PROBLEM STATEMENT =
From the entries below, pull out each line where "that" appears.

PROVIDED RECORDS =
[start]

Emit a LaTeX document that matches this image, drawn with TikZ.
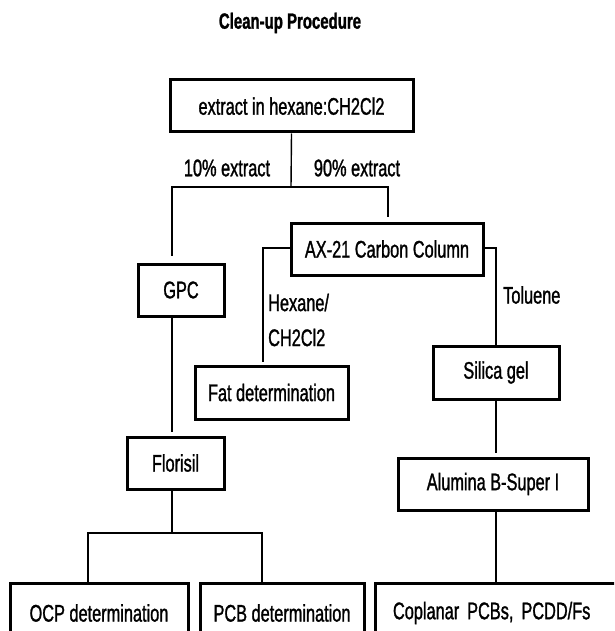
\documentclass[tikz,border=0pt]{standalone}
\usepackage{fontspec}
\setmainfont{Liberation Sans}[FakeStretch=0.68, FakeBold=1.2]
\usetikzlibrary{positioning}

\begin{document}
\begin{tikzpicture}[x=1pt, y=-1pt,
    boxnode/.style={rectangle, draw=black, line width=3pt, inner sep=0pt,
      font=\fontsize{24}{28}\selectfont},
    link/.style={draw=black, line width=1.4pt},
    lbl/.style={inner sep=0pt, font=\fontsize{24}{28}\selectfont},
]
\useasboundingbox (0,0) rectangle (614,631);
\clip (0,0) rectangle (614,631);
\node[font=\bfseries\fontsize{22}{26}\selectfont](title) at (290,23){Clean-up Procedure};
% boxes
\node[boxnode, minimum width=243pt, minimum height=52pt, text depth=-6pt](extract) at (291.5,106){extract in hexane:CH2Cl2};
\node[boxnode, minimum width=192pt, minimum height=52pt](carbon) at (387,249){AX-21 Carbon Column};
\node[boxnode, minimum width=86pt, minimum height=52pt](gpc) at (181,290){GPC};
\node[boxnode, minimum width=153pt, minimum height=53pt](fat) at (271.5,392.5){Fat determination};
\node[boxnode, minimum width=97pt, minimum height=52pt](florisil) at (175.5,463){Florisil};
\node[boxnode, minimum width=126pt, minimum height=53pt](silica) at (496,372.5){Silica gel};
\node[boxnode, minimum width=190pt, minimum height=52pt](alumina) at (493,484){Alumina B-Super I};
\node[boxnode, minimum width=178pt, minimum height=60pt](ocp) at (99,613){OCP determination};
\node[boxnode, minimum width=164pt, minimum height=60pt](pcb) at (282,613){PCB determination};
\node[boxnode, minimum height=60pt, inner xsep=18pt, text width=229pt, align=left](coplanar) at (507.5,613){Coplanar PCBs, PCDD/Fs};
% turning points
\coordinate (split) at (291,187);
\coordinate (lefttop) at (172,187);
\coordinate (righttop) at (388,187);
\coordinate (hexturn) at (263,248);
\coordinate (tolturn) at (496,248);
\coordinate (fork) at (172,533);
\coordinate (ocpturn) at (88,533);
\coordinate (pcbturn) at (262,533);
% connectors
\draw[link] (extract.south) -- (split);
\draw[link, shorten <=5pt, shorten >=7pt] (righttop |- carbon.north) -- (righttop) -- (lefttop) -- (lefttop |- gpc.north);
\draw[link, shorten >=3pt] (carbon.west |- hexturn) -- (hexturn) -- (hexturn |- fat.north);
\draw[link] (carbon.east |- tolturn) -- (tolturn) -- (tolturn |- silica.north);
\draw[link, shorten >=4pt] (lefttop |- gpc.south) -- (lefttop |- florisil.north);
\draw[link] (fork |- florisil.south) -- (fork);
\draw[link] (ocpturn |- ocp.north) -- (ocpturn) -- (pcbturn) -- (pcbturn |- pcb.north);
\draw[link, shorten >=4pt] (silica.south) -- (silica.south |- alumina.north);
\draw[link] (silica.south |- alumina.south) -- (silica.south |- coplanar.north);
% labels
\node[lbl](tenpct) at (227,168){10\% extract};
\node[lbl](ninetypct) at (357,168){90\% extract};
\node[lbl, anchor=west, align=left](hexlbl) at (268,320){Hexane/\\[7pt]CH2Cl2};
\node[lbl, anchor=west](tollbl) at (503,295){Toluene};
\end{tikzpicture}
\end{document}
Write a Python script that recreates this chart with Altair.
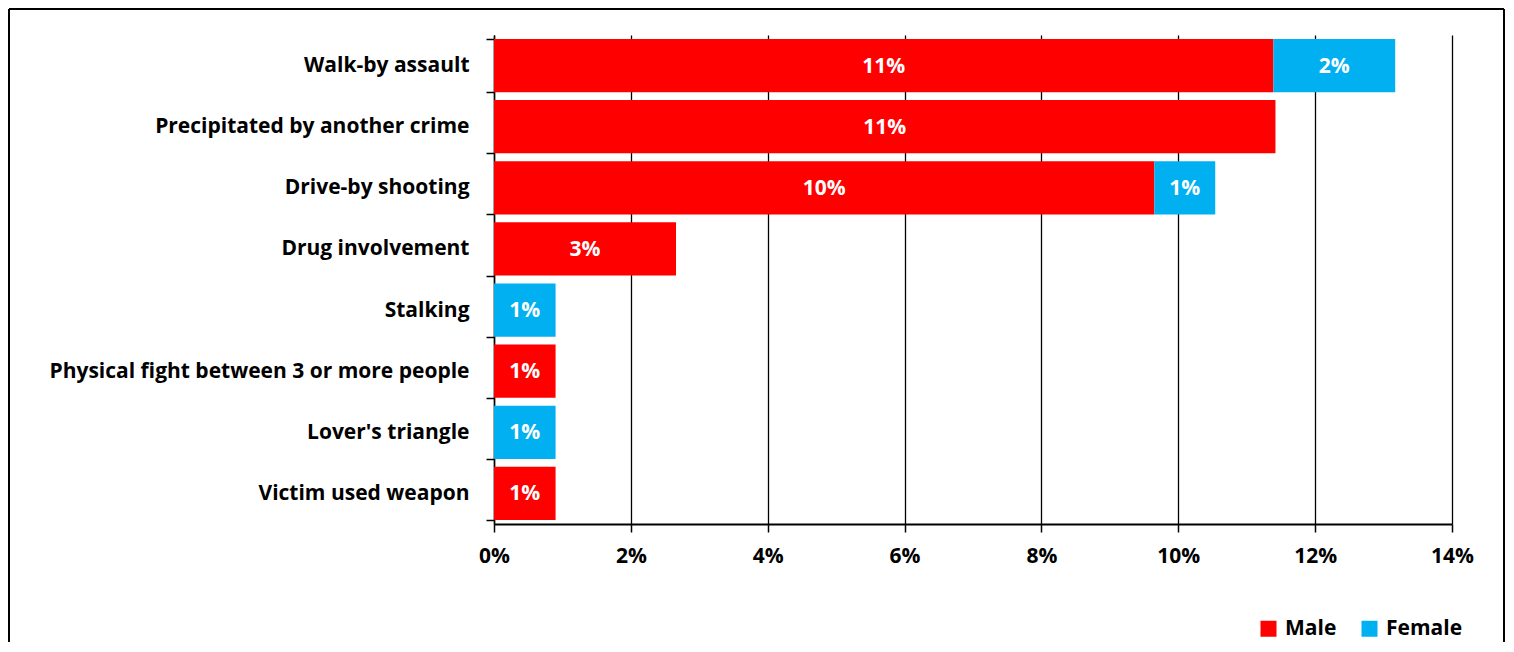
import altair as alt
import pandas as pd

categories = [
    "Walk-by assault",
    "Precipitated by another crime",
    "Drive-by shooting",
    "Drug involvement",
    "Stalking",
    "Physical fight between 3 or more people",
    "Lover's triangle",
    "Victim used weapon",
]
male = [11.39, 11.42, 9.65, 2.66, 0.0, 0.90, 0.0, 0.90]
female = [1.78, 0.0, 0.89, 0.0, 0.90, 0.0, 0.90, 0.0]
series = ["Male", "Female"]
colors = ["#FF0000", "#00B0F0"]
x_ticks = [0, 2, 4, 6, 8, 10, 12, 14]

rows = []
for c, m, f in zip(categories, male, female):
    start = 0.0
    for s, v in (("Male", m), ("Female", f)):
        if v > 0:
            rows.append(dict(cat=c, series=s, start=start, end=start + v,
                             mid=start + v / 2, label=f"{round(v)}%"))
        start += v
df = pd.DataFrame(rows)

FONT = "Open Sans"

y_enc = alt.Y(
    "cat:N", sort=categories,
    scale=alt.Scale(paddingInner=0.13, paddingOuter=0.065),
    axis=alt.Axis(title=None, tickBand="extent", tickSize=8, tickColor="black",
                  tickWidth=1.5, domainColor="black", domainWidth=1.5,
                  labelFontSize=21, labelFont=FONT, labelFontWeight="bold",
                  labelColor="black", labelPadding=17, labelLimit=0,
                  grid=False),
)
x_enc = alt.X(
    "start:Q",
    scale=alt.Scale(domain=[0, 14], nice=False),
    axis=alt.Axis(title=None, values=x_ticks, labelExpr="datum.value + '%'",
                  grid=True, gridColor="black", gridWidth=1.3,
                  domainColor="black", domainWidth=2, tickColor="black",
                  tickSize=8, tickWidth=1.5, labelFontSize=21, labelFont=FONT,
                  labelFontWeight="bold", labelColor="black", labelPadding=13,
                  labelFlush=False, labelOverlap=False),
)

bars = alt.Chart(df).mark_bar().encode(
    y=y_enc,
    x=x_enc,
    x2="end:Q",
    color=alt.Color(
        "series:N",
        scale=alt.Scale(domain=series, range=colors),
        legend=alt.Legend(orient="none", legendX=764, legendY=583,
                          direction="horizontal", title=None,
                          symbolType="square", symbolSize=256,
                          symbolStrokeWidth=0, labelFontSize=21,
                          labelFont=FONT, labelFontWeight="bold",
                          labelColor="black", columnPadding=22,
                          labelOffset=6),
    ),
)

labels = alt.Chart(df).mark_text(
    color="white", fontSize=21, fontWeight="bold", font=FONT, dy=1
).encode(
    y=alt.Y("cat:N", sort=categories),
    x=alt.X("mid:Q"),
    text="label:N",
)

one = pd.DataFrame({"a": [0]})
frame_left = alt.Chart(one).mark_rule(color="black", strokeWidth=2).encode(
    x=alt.value(-485), y=alt.value(-26), y2=alt.value(607))
frame_top = alt.Chart(one).mark_rule(color="black", strokeWidth=2).encode(
    x=alt.value(-485), x2=alt.value(1010), y=alt.value(-26))
frame_right = alt.Chart(one).mark_rule(color="black", strokeWidth=2).encode(
    x=alt.value(1010), y=alt.value(-26), y2=alt.value(607))

chart = alt.layer(bars, labels, frame_left, frame_top, frame_right).properties(
    width=958, height=489, padding=0, background="white"
).configure_view(stroke=None)

chart.save("out.html", embed_options={"renderer": "svg", "actions": False})
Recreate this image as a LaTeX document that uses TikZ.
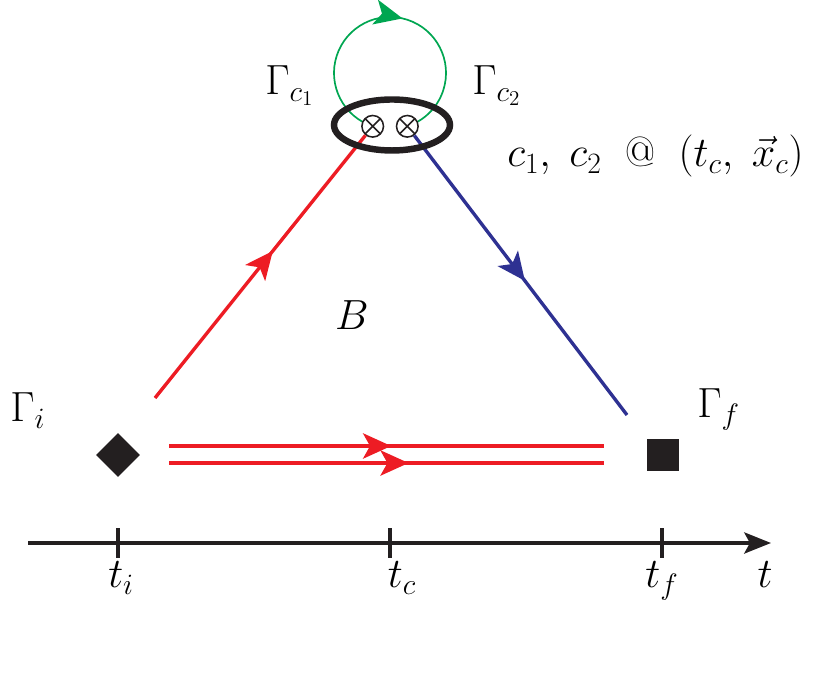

[end]

ANSWER BELOW =
Emit a LaTeX document that matches this image, drawn with TikZ.
Write a Python script that recreates this chart with Altair.
Recreate this image as a LaTeX document that uses TikZ.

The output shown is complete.